The_Silversword said:


> <SNIP> Beelzebub, a Babylonian deity, I believe, immediately come to mind, although there are probably more I just dont feel like scouring the Bible for them at this time. So it seems silly to me that the writers of the bible didnt believe in any other gods. Also, werent the Pharaoh's holy men or whatever able to call upon their gods and perform minor magics to show Moses that they could do stuff to? And another thing, after Adam & Eve eat the forbidden fruit God says something along the lines of they are like US, knowing good and evil, who would else would He be refering to if He's the only God?

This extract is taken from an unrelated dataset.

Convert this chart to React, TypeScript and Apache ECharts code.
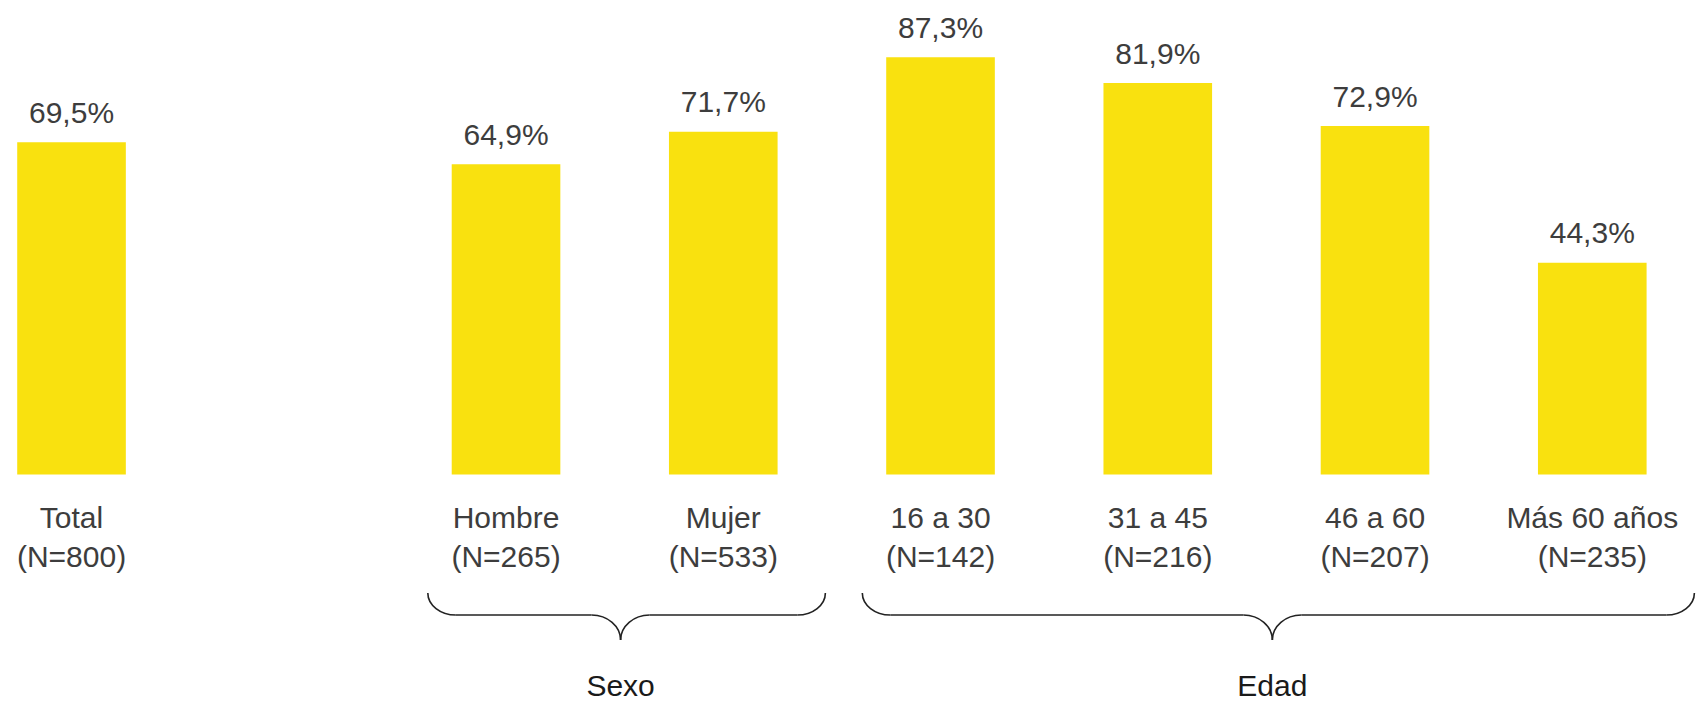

And theres also the fact that Jews have had a long history of being subjugated by other people and were expected to worship their gods, Its quite possible that they did so believing that they were ok cause they didn't put them before their God in their hearts.
> Now sure some might say that its all the Devil or whatever, but the concept we have of the Devil now didn't exist back in old testament times.  So yeah, I believe that writers of the Bible recognized the existence of other deities aside from their own.



Actually the Old Testament is filled with names of other gods, but are always referred to as false (eventually), usually after said worshipers have their collective butts kicked by one of god's prophets, messengers, King David, etc.  Also, there are plenty of instances where it is shown that Jews may have been subjugated, but clearly didn't fall in line much to their eventually glory (Daniel; Ruth; Shadrack, Meshack and Abednego for example.)  So as to recognizing other deities, well, yes, but more in a "these heathen morons that are ignorant of the truth are about to get schooled", kind of way.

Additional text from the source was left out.